Available data:
## start
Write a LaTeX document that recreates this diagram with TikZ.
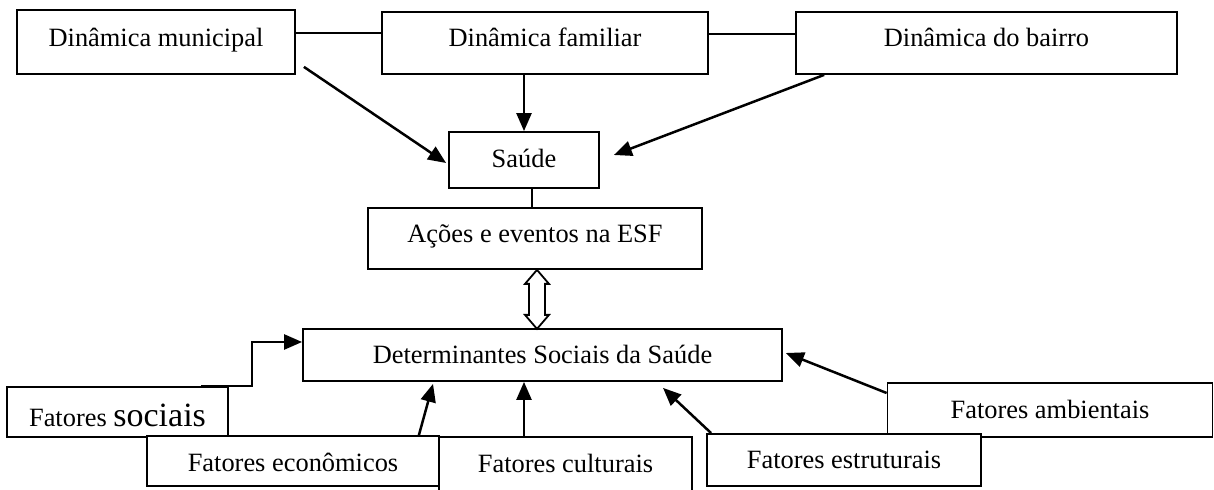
\documentclass[tikz,border=0pt]{standalone}
\usepackage{fontspec}
\setmainfont{Liberation Serif}
\usepackage{tikz}
\usetikzlibrary{arrows.meta, calc}

\begin{document}
\begin{tikzpicture}[
            x=0.5pt, y=-0.5pt, % units of the page, y going down
            box/.style={draw, fill=white, line width=0.9pt, inner sep=0pt, font=\fontsize{13.2}{16}\selectfont, text height=10pt, text depth=1pt}, % Word-like boxes
            arr/.style={line width=1.25pt, -{Triangle[length=9pt, width=7.5pt]}}, % Solid arrows
            link/.style={line width=0.9pt} % Plain lines
            ]
        \clip (0,0) rectangle (1214,490);

            % Top row
            \node[box, minimum width=139pt, minimum height=32pt, text depth=5pt] (mun) at (156,42) {Dinâmica municipal};
            \node[box, minimum width=163pt, minimum height=31pt, text depth=6pt] (fam) at (545,43) {Dinâmica familiar};
            \node[box, minimum width=190.5pt, minimum height=31pt, text depth=6pt] (bai) at (986.5,43) {Dinâmica do bairro};

            % Middle column
            \node[box, minimum width=75pt, minimum height=28pt, text depth=2pt] (saude) at (524,160) {Saúde};
            \node[box, minimum width=167pt, minimum height=30.5pt, text depth=5.5pt] (acoes) at (535,238.5) {Ações e eventos na ESF};
            \node[box, minimum width=239.5pt, minimum height=26pt] (det) at (542.5,355) {Determinantes Sociais da Saúde};

            % Factors at the bottom
            \node[box, minimum width=110.5pt, minimum height=25pt, text height=16pt] (soc) at (117.5,412) {Fatores {\fontsize{17}{20}\selectfont sociais}};
            \node[box, minimum width=146pt, minimum height=25pt, text height=12pt] (eco) at (293,461) {Fatores econômicos};
            \node[box, minimum width=126.5pt, minimum height=31.5pt, text depth=5.5pt] (cul) at (565.5,468.5) {Fatores culturais};
            \node[box, minimum width=162.5pt, minimum height=27pt] (amb) at (1050,410) {Fatores ambientais};
            \node[box, minimum width=137pt, minimum height=26pt] (est) at (844,460) {Fatores estruturais};

            % Lines between the top boxes
            \draw[link] ($(mun.east)+(0,-9)$) coordinate (m1) -- (m1 -| fam.west);
            \draw[link] ($(fam.east)+(0,-9)$) coordinate (f1) -- (f1 -| bai.west);

            % Into Saude
            \draw[arr] ($(mun.south east)+(8,-8)$) -- ($(saude.west)+(-2,3)$);
            \draw[arr] (fam.south -| saude.north) -- (saude.north);
            \draw[arr] ($(bai.south west)+(29,0)$) -- ($(saude.east)+(14,-5)$);
            \draw[link] ($(saude.south)+(8,0)$) coordinate (s1) -- (s1 |- acoes.north);

            % Hollow double arrow
            \draw[link, fill=white] ($(acoes.south)+(2,0)$) coordinate (d1) -- ++(12,14) -- ++(-4,0) -- ++(0,31) -- ++(4,0) -- ++(-12,14) -- ++(-12,-14) -- ++(4,0) -- ++(0,-31) -- ++(-4,0) -- cycle;

            % Factors into the determinants
            \draw[arr] ($(soc.north east)+(-28,0)$) -- ++(51,0) |- ($(det.west)+(0,-13)$);
            \draw[arr] ($(eco.north east)+(-21,0)$) -- ($(det.south)+(-109.5,2)$);
            \draw[arr] ($(cul.north)+(-41.5,0)$) coordinate (c1) -- (c1 |- det.south);
            \draw[arr] ($(est.north west)+(5,0)$) -- ($(det.south)+(120.5,6)$);
            \draw[arr] ($(amb.west)+(0,-17)$) -- ($(det.east)+(3,-2)$);

        \end{tikzpicture}
\end{document}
## end
Reproduce only the lines from the beginning of the data through the line that contains "(0,0) rectangle (1214,490);", both included, and please drop the pictures.

Response to the task:
Write a LaTeX document that recreates this diagram with TikZ.
\documentclass[tikz,border=0pt]{standalone}
\usepackage{fontspec}
\setmainfont{Liberation Serif}
\usepackage{tikz}
\usetikzlibrary{arrows.meta, calc}

\begin{document}
\begin{tikzpicture}[
            x=0.5pt, y=-0.5pt, % units of the page, y going down
            box/.style={draw, fill=white, line width=0.9pt, inner sep=0pt, font=\fontsize{13.2}{16}\selectfont, text height=10pt, text depth=1pt}, % Word-like boxes
            arr/.style={line width=1.25pt, -{Triangle[length=9pt, width=7.5pt]}}, % Solid arrows
            link/.style={line width=0.9pt} % Plain lines
            ]
        \clip (0,0) rectangle (1214,490);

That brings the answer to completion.